Schefter labored for nearly eight years amassing the research that went into this book, spending countless hours meeting with the men who mid-wifed the C5 -- as well as those who actively tried to abort it. Readers are privy to conversations between GM executives and walk through ultra-secret display rooms where "styling bucks" (scale models) and "clown suits" (half-cars laid against a mirror to create the effect of a complete vehicle) are displayed for a nod of approval -- or a career-ending frown -- from corporate chieftains.

But he is best when describing the world of men such as John Cafaro, the studio chief charged with conceptualizing the 1997 Corvette. It was Cafaro's job to make sure the 1997 car eclipsed the fourth-generation Corvette that had been around since 1984.

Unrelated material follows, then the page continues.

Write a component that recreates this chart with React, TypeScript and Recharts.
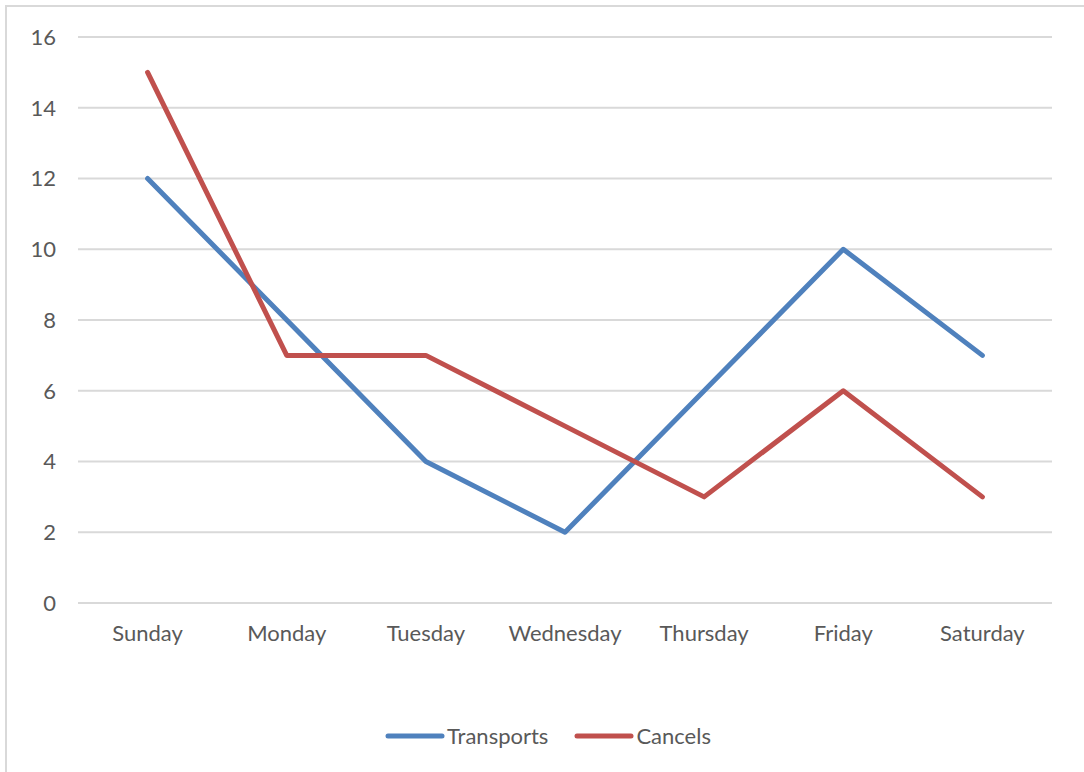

This last model, the C4, was revolutionary in its day, reestablishing Corvette as a world-class sports car for the first time since the 1960s. Its low silhouette, wide track, "fast" windshield and clamshell hood gave it a stunning countenance that still looks good nearly 13 years later.

But GM had serious cash-flow worries-when Cafaro and his small staff were tapped for the C5 effort. It even appeared that management was thinking about killing the Vette. The original launch date for the C5 got pushed back from 1993 to 1995 and then finally to 1997.

In the meantime, competitors were nipping at the heels of the aging fourth-generation car. After 10 years on the market, the C4 was showing its age and losing market share to Japanese sports cars such as the Nissan 300ZX and Toyota Celica Supra. Was it worthwhile to invest hundreds of millions of dollars to redesign a car that sold only 25,000 units annually -- in a good year?

Then there were the engineering issues. Although it was a superb machine, the C4 rode like a tank, was prone to rattles and squeaks and was difficult to get in and out of. It leaked when it rained. For a $40,000 car, such defects were unacceptable.

C5 not only had to outperform C4 in a drag race and outhandle it on a road course, it had to do these things while delivering a comfortable boulevard ride besting the vibration and noise levels of an S-class Mercedes sedan -- and while achieving 24 miles per gallon on the highway and exceeding every emissions standard in the book. That GM eventually accomplished these goals is testament to the unheralded talent inside America's largest automaker.

Schefter introduces us to the engineers who made it happen, men such as Dave McLellan and Dave Hill. McLellan succeeded the august Zora Arkus-Duntov -- "Mr. Corvette" for the better part of the 1960s and 1970s -- to become only the second chief Corvette engineer. In 1992, he passed the mantle to Hill amid a tempestuous battle over costs, timetables and engineering minutiae. Hill had earned his spurs at Cadillac as chief engineer on the Allante two-seater and DeVille luxury sedan, but he quickly learned to live and breathe Corvettes.

We also are introduced to John Schinella, who in the 1970s created the look that made Pontiac Firebirds a big seller. Schinella was rewarded with a stint heading GM's Advanced Concepts Center in Southern California and later was charged with helping (actually, competing against) Cafaro's team, striving to make the C5 "as profound" as the 1963 Corvette.

Throughout the book, Schefter does a splendid job of decoding automotive jargon, assuming his readers are ignorant about antilock brakes and similar matters. We learn that each GM car is built on a "platform" denoted by a letter of the alphabet ("Y" for Corvette, "F" for Camaro/Firebird, "W" for Lumina and so on) and that engineers use water under extreme pressure (a process called "hydroforming") to give precise shape to support structures to minimize unwanted squeaks. In the process, the author makes clear that GM remains capable of ingenious innovation ... but respects tradition as well.